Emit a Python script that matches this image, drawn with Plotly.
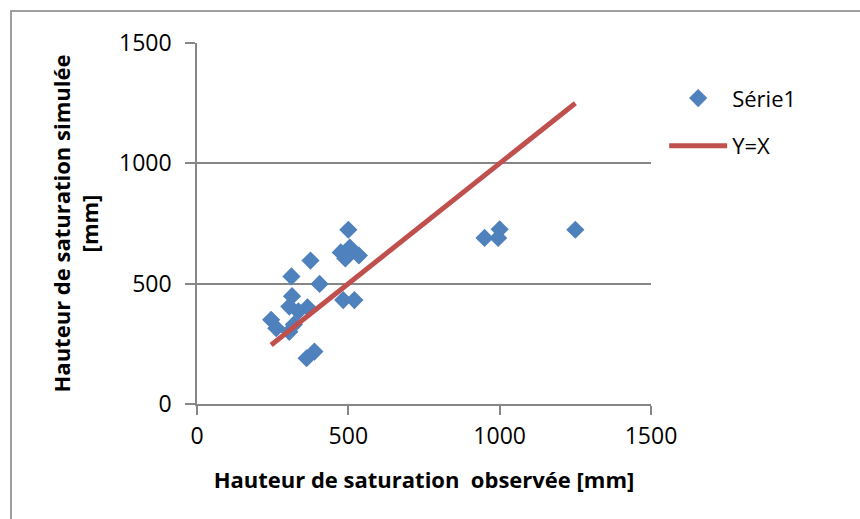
import plotly.graph_objects as go

# Observed (x) vs simulated (y) saturation heights [mm]
observed = [245, 262, 305, 312, 314, 305, 335, 365, 320, 375, 405, 483, 520,
            362, 388, 475, 505, 535, 490, 500, 950, 995, 1000, 1250]
simulated = [350, 315, 300, 530, 448, 405, 385, 402, 330, 596, 499, 432, 432,
             190, 218, 630, 650, 617, 605, 724, 690, 690, 726, 724]

line_x = [245, 1250]
line_y = [245, 1250]

tick_vals = [0, 500, 1000, 1500]
tick_text = ["0", "500", "1000", "1500"]

FONT = "Open Sans"
GRAY = "#868686"

fig = go.Figure()
fig.add_trace(go.Scatter(
    x=observed, y=simulated, mode="markers", name="Série1", legendgroup="a",
    marker=dict(symbol="diamond", size=14, color="#4F81BD"),
))
fig.add_trace(go.Scatter(
    x=line_x, y=line_y, mode="lines", name="Y=X", legendgroup="b",
    line=dict(color="#C0504D", width=5),
))

fig.update_layout(
    width=860, height=519,
    margin=dict(l=197, r=209, t=43, b=115),
    paper_bgcolor="white", plot_bgcolor="white",
    font=dict(family=FONT, size=20, color="black"),
    showlegend=True,
    legend=dict(x=1.029, y=0.905, xanchor="left", yanchor="top",
                font=dict(size=22), itemwidth=58, traceorder="grouped",
                tracegroupgap=16, bgcolor="rgba(0,0,0,0)"),
    xaxis=dict(range=[0, 1500], tickvals=tick_vals, ticktext=tick_text,
               showgrid=False, zeroline=False, showline=True,
               linecolor=GRAY, linewidth=1.5, ticks="outside",
               tickcolor=GRAY, ticklen=9, tickwidth=1.5,
               ticklabelstandoff=2,
               tickfont=dict(size=23, family=FONT),
               title=dict(text="<b>Hauteur de saturation  observée [mm]</b>",
                          font=dict(size=22, family=FONT), standoff=22)),
    yaxis=dict(range=[0, 1500], tickvals=tick_vals, ticktext=tick_text,
               showgrid=True, gridcolor=GRAY, gridwidth=1.5,
               zeroline=False, showline=True,
               linecolor=GRAY, linewidth=1.5, ticks="outside",
               tickcolor=GRAY, ticklen=10, tickwidth=1.5,
               ticklabelstandoff=9,
               tickfont=dict(size=23, family=FONT),
               title=dict(text="<b>Hauteur de saturation simulée<br>[mm]</b>",
                          font=dict(size=22, family=FONT), standoff=14)),
    shapes=[dict(type="rect", xref="paper", yref="paper",
                 x0=-0.4097, x1=1.7, y0=-0.5, y1=1.0886,
                 line=dict(color="#A0A0A0", width=2), layer="below")],
)

fig.write_html("out.html", config={"displayModeBar": False},
               post_script="document.body.style.margin='0';")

───

▶ Instruction
Give the data above again in full and unchanged, skipping the pictures.

▶ Full solution
Emit a Python script that matches this image, drawn with Plotly.
import plotly.graph_objects as go

# Observed (x) vs simulated (y) saturation heights [mm]
observed = [245, 262, 305, 312, 314, 305, 335, 365, 320, 375, 405, 483, 520,
            362, 388, 475, 505, 535, 490, 500, 950, 995, 1000, 1250]
simulated = [350, 315, 300, 530, 448, 405, 385, 402, 330, 596, 499, 432, 432,
             190, 218, 630, 650, 617, 605, 724, 690, 690, 726, 724]

line_x = [245, 1250]
line_y = [245, 1250]

tick_vals = [0, 500, 1000, 1500]
tick_text = ["0", "500", "1000", "1500"]

FONT = "Open Sans"
GRAY = "#868686"

fig = go.Figure()
fig.add_trace(go.Scatter(
    x=observed, y=simulated, mode="markers", name="Série1", legendgroup="a",
    marker=dict(symbol="diamond", size=14, color="#4F81BD"),
))
fig.add_trace(go.Scatter(
    x=line_x, y=line_y, mode="lines", name="Y=X", legendgroup="b",
    line=dict(color="#C0504D", width=5),
))

fig.update_layout(
    width=860, height=519,
    margin=dict(l=197, r=209, t=43, b=115),
    paper_bgcolor="white", plot_bgcolor="white",
    font=dict(family=FONT, size=20, color="black"),
    showlegend=True,
    legend=dict(x=1.029, y=0.905, xanchor="left", yanchor="top",
                font=dict(size=22), itemwidth=58, traceorder="grouped",
                tracegroupgap=16, bgcolor="rgba(0,0,0,0)"),
    xaxis=dict(range=[0, 1500], tickvals=tick_vals, ticktext=tick_text,
               showgrid=False, zeroline=False, showline=True,
               linecolor=GRAY, linewidth=1.5, ticks="outside",
               tickcolor=GRAY, ticklen=9, tickwidth=1.5,
               ticklabelstandoff=2,
               tickfont=dict(size=23, family=FONT),
               title=dict(text="<b>Hauteur de saturation  observée [mm]</b>",
                          font=dict(size=22, family=FONT), standoff=22)),
    yaxis=dict(range=[0, 1500], tickvals=tick_vals, ticktext=tick_text,
               showgrid=True, gridcolor=GRAY, gridwidth=1.5,
               zeroline=False, showline=True,
               linecolor=GRAY, linewidth=1.5, ticks="outside",
               tickcolor=GRAY, ticklen=10, tickwidth=1.5,
               ticklabelstandoff=9,
               tickfont=dict(size=23, family=FONT),
               title=dict(text="<b>Hauteur de saturation simulée<br>[mm]</b>",
                          font=dict(size=22, family=FONT), standoff=14)),
    shapes=[dict(type="rect", xref="paper", yref="paper",
                 x0=-0.4097, x1=1.7, y0=-0.5, y1=1.0886,
                 line=dict(color="#A0A0A0", width=2), layer="below")],
)

fig.write_html("out.html", config={"displayModeBar": False},
               post_script="document.body.style.margin='0';")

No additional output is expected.